WORK TO DO: Taking the data below, please print only the lines from the line holding "Write the matplotlib code for this chart." to the line holding "from matplotlib.lines import Line2D", inclusive, with pictures omitted.

▼

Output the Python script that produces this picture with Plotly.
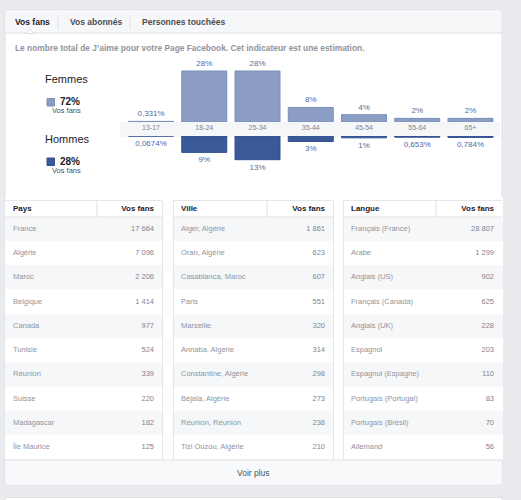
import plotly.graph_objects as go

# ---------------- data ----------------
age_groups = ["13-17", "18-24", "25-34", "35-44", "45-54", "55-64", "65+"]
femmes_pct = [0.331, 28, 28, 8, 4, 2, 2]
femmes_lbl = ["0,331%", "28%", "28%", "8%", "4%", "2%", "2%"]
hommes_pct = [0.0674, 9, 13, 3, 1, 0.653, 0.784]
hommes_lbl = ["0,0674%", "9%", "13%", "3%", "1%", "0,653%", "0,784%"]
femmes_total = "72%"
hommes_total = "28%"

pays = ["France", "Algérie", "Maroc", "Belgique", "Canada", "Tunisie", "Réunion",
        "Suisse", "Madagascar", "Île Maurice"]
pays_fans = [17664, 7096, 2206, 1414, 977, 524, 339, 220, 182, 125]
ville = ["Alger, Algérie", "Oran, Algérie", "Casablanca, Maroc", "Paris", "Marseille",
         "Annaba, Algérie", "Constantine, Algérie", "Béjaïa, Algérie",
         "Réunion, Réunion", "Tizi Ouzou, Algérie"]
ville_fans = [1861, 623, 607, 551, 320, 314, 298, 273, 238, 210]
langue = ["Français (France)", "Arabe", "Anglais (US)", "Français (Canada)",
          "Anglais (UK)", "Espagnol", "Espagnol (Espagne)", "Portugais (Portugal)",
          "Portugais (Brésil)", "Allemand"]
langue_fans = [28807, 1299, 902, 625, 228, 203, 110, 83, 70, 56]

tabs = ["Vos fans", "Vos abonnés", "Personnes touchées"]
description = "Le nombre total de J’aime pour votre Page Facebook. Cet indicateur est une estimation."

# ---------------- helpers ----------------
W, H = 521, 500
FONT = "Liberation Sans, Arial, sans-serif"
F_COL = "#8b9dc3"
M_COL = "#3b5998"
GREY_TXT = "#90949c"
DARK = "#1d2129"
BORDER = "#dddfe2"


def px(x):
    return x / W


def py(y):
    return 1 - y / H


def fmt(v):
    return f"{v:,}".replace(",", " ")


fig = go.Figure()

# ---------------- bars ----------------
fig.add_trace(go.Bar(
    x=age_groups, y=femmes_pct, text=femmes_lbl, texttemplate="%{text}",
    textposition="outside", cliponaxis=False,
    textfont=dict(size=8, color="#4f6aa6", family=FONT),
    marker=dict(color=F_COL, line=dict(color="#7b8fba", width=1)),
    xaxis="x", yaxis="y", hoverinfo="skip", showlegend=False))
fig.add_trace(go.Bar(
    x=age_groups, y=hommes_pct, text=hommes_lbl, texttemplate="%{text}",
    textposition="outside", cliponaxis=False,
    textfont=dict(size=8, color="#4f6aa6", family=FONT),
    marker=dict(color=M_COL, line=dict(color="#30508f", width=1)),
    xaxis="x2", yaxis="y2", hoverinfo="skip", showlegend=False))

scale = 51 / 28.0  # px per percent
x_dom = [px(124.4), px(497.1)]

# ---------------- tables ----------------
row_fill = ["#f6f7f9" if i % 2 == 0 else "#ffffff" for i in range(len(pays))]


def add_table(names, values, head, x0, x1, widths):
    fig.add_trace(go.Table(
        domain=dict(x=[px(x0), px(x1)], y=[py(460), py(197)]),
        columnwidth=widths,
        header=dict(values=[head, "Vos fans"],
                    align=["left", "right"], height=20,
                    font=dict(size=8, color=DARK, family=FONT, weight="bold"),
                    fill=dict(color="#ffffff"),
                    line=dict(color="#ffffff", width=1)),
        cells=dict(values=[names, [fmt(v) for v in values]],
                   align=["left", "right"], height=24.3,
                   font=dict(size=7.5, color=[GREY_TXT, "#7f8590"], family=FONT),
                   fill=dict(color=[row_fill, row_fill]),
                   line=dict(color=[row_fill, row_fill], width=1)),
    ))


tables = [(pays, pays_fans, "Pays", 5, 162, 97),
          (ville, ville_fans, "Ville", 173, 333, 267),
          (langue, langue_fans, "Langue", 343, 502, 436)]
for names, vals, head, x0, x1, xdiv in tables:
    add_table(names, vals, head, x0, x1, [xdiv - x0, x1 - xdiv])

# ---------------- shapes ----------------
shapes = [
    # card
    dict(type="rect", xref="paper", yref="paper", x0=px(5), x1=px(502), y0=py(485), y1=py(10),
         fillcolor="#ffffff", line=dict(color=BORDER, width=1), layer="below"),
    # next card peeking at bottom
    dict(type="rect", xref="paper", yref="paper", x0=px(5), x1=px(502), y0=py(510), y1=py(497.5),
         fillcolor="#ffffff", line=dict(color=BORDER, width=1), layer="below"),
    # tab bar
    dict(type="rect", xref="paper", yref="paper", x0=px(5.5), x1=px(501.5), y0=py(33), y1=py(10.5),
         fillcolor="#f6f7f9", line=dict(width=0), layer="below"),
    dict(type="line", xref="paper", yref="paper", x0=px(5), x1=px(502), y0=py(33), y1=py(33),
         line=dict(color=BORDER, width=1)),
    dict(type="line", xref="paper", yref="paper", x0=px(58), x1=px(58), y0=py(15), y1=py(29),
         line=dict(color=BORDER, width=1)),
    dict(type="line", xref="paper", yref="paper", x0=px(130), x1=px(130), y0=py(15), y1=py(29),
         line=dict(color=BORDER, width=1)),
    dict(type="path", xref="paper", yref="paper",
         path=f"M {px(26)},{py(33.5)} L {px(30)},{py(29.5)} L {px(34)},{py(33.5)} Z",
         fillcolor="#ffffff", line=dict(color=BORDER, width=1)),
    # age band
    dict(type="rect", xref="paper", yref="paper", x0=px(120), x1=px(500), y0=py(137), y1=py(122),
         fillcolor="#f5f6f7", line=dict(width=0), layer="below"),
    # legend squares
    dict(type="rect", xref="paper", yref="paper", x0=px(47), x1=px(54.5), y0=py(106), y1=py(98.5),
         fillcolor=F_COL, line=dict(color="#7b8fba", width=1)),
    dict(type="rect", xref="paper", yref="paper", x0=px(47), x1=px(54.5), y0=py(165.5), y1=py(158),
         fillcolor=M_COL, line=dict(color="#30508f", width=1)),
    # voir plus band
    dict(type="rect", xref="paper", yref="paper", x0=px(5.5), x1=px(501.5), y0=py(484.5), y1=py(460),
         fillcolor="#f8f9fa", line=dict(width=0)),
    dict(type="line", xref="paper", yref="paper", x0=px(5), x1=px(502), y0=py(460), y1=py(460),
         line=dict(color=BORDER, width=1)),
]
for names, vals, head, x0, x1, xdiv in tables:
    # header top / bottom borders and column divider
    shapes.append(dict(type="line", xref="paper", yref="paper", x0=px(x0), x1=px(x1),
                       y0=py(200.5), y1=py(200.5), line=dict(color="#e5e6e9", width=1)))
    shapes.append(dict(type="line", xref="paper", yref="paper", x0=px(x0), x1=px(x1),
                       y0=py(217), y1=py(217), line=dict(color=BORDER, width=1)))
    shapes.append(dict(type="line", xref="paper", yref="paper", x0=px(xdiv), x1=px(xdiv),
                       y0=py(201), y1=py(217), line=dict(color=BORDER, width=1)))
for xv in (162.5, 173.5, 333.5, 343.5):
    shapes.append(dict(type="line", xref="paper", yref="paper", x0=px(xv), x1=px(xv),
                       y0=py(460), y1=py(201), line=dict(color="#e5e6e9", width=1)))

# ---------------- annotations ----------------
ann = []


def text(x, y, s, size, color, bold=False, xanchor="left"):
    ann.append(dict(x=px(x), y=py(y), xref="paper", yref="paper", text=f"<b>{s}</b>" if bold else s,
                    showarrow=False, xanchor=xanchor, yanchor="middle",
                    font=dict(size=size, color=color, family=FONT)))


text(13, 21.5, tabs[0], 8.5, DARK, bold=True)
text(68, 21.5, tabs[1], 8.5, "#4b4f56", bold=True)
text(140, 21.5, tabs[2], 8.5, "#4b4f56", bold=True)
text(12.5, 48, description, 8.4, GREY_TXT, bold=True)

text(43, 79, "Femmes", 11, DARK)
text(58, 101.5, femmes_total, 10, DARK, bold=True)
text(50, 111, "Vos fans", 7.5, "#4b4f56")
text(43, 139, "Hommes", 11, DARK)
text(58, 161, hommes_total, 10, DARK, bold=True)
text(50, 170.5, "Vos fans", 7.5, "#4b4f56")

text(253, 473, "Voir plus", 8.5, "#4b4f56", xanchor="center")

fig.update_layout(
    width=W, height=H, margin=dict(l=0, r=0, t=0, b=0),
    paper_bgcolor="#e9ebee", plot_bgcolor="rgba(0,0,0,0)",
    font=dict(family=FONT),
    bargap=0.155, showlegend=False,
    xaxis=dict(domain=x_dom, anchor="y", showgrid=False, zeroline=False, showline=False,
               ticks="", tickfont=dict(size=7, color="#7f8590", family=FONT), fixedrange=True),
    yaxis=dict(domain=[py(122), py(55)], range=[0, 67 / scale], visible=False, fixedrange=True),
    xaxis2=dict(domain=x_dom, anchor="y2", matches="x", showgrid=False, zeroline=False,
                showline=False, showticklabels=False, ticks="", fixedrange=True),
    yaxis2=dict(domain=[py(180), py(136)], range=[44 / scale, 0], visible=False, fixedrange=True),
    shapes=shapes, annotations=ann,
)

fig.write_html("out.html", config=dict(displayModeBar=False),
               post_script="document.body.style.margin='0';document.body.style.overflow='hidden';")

▲
▼

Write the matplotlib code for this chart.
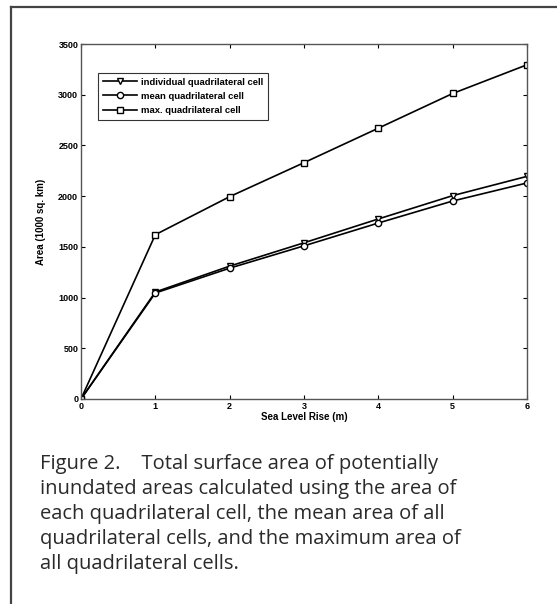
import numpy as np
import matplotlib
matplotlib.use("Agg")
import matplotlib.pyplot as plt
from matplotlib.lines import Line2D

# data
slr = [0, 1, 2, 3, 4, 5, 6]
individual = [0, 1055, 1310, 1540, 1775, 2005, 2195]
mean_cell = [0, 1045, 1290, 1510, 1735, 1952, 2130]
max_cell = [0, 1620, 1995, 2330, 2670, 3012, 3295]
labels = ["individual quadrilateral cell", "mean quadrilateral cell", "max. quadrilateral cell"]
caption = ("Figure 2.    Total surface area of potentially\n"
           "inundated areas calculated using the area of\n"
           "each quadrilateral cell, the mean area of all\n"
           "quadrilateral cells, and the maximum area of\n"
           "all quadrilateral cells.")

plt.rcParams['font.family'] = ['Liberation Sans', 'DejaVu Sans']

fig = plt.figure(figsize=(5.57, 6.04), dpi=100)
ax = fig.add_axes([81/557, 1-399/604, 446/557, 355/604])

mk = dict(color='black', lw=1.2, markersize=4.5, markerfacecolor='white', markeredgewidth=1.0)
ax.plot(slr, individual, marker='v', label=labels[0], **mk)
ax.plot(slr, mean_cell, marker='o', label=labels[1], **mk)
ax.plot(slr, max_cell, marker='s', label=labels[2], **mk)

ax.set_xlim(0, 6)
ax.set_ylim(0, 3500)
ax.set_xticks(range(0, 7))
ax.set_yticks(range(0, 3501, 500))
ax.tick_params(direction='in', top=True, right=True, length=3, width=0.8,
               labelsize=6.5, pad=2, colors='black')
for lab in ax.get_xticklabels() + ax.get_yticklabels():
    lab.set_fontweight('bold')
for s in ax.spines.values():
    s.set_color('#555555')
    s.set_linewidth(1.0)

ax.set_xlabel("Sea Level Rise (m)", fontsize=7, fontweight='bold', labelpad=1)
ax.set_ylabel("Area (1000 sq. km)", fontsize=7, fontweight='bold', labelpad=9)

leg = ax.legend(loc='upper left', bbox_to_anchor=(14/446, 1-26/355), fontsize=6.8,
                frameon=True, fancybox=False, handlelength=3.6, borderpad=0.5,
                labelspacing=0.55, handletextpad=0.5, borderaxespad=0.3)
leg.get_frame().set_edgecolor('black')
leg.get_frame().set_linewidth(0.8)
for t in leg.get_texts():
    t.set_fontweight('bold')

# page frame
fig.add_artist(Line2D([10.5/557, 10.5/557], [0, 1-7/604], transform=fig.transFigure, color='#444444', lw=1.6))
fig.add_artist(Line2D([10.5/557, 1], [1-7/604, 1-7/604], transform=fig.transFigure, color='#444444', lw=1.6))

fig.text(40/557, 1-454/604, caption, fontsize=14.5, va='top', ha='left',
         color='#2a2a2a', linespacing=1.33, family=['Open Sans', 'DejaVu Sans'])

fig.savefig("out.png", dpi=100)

▲
▼

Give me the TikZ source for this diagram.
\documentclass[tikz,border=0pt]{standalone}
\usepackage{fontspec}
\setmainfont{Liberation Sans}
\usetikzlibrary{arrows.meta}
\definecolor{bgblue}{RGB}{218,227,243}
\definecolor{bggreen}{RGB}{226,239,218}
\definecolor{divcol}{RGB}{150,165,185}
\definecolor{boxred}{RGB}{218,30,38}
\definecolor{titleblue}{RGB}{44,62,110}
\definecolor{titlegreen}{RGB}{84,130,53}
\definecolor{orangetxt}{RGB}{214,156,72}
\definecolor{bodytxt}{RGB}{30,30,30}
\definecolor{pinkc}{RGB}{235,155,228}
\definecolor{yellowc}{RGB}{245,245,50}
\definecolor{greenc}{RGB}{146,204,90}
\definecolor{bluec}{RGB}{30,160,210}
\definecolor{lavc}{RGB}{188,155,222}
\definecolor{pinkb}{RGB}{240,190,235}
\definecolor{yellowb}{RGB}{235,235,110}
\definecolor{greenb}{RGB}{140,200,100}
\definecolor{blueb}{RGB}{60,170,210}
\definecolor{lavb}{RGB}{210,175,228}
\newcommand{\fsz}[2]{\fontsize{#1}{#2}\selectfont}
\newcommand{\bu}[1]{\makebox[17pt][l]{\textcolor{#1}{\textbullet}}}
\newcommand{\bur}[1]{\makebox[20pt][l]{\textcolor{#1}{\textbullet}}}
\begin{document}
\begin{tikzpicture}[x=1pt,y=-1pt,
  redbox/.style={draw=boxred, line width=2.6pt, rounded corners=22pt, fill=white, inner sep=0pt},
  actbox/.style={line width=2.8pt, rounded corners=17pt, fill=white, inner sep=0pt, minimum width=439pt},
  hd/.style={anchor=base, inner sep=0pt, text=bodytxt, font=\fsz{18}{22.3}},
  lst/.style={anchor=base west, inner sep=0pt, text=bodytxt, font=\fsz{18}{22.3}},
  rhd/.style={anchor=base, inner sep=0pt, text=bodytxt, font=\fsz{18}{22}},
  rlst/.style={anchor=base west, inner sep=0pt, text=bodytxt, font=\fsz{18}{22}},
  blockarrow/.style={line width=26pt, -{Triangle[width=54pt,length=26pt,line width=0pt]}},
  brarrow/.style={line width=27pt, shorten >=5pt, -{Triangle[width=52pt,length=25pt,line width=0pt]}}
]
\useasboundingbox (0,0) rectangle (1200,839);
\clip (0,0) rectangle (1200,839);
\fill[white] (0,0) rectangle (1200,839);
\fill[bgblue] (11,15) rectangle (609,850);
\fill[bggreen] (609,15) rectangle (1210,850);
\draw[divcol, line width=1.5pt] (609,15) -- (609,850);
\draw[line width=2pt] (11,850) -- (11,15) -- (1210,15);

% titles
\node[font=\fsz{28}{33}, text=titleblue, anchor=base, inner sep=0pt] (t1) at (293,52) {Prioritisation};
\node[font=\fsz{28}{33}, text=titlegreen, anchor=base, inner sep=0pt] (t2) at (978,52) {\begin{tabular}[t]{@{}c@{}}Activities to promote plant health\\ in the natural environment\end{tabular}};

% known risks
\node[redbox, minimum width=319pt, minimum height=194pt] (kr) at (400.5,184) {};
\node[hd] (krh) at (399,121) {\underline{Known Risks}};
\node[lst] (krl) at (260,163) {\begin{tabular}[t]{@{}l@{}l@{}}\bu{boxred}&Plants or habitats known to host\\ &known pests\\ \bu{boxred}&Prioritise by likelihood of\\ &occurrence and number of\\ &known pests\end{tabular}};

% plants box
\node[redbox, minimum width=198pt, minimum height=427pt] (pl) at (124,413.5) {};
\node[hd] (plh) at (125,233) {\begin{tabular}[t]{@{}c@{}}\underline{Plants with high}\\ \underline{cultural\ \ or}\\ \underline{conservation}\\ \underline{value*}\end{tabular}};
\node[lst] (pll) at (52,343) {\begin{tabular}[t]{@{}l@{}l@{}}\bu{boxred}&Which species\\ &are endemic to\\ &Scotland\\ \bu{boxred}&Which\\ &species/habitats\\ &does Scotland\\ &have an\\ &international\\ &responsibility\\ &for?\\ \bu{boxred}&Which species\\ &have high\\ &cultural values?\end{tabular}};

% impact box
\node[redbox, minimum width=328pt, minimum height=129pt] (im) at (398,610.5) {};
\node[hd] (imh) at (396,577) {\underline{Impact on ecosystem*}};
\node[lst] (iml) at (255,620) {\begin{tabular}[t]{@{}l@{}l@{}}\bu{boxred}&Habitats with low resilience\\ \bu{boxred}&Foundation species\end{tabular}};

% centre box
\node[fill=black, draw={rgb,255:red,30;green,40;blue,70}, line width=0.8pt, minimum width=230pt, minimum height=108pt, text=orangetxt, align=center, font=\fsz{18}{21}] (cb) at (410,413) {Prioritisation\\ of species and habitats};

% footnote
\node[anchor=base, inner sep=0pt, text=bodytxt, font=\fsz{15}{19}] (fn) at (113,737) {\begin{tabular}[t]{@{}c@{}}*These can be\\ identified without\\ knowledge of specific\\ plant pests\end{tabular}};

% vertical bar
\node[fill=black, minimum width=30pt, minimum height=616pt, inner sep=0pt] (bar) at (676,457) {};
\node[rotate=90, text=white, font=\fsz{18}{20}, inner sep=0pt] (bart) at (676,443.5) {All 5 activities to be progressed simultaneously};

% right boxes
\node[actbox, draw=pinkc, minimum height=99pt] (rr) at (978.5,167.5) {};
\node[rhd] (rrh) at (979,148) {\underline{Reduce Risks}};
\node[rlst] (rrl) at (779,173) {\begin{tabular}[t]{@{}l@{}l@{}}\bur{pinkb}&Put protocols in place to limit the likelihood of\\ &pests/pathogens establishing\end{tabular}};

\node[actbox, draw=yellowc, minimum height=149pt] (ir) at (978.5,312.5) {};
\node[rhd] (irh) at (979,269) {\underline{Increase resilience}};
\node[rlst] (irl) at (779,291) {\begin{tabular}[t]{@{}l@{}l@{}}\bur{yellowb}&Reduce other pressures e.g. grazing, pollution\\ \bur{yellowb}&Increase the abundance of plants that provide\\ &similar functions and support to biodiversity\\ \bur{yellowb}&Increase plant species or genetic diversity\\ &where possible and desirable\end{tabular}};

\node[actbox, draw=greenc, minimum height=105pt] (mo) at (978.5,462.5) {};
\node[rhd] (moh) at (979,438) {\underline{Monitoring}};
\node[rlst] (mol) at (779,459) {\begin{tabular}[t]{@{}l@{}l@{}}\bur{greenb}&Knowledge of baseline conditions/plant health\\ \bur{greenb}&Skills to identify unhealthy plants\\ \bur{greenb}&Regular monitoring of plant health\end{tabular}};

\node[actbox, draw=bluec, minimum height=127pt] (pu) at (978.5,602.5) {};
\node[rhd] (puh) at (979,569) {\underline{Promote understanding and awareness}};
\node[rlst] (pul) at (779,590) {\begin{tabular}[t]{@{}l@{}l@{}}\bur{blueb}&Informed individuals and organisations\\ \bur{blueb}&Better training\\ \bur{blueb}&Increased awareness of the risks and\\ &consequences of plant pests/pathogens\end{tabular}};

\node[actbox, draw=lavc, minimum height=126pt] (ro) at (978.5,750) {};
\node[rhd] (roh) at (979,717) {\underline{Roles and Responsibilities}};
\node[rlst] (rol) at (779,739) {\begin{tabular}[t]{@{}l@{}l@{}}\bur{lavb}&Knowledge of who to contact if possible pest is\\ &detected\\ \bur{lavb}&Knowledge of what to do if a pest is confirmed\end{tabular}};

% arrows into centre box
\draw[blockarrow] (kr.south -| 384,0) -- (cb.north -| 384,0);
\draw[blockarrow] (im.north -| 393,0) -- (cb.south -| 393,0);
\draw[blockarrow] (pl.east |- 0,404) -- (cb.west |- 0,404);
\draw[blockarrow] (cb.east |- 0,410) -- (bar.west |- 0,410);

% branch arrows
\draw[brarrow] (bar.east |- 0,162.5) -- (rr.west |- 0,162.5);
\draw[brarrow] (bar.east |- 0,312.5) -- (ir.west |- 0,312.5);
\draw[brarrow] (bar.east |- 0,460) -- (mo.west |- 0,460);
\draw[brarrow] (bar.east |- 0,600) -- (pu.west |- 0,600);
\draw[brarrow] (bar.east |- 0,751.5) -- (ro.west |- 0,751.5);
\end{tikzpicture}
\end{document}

▲

TASK RESULT:
Write the matplotlib code for this chart.
import numpy as np
import matplotlib
matplotlib.use("Agg")
import matplotlib.pyplot as plt
from matplotlib.lines import Line2D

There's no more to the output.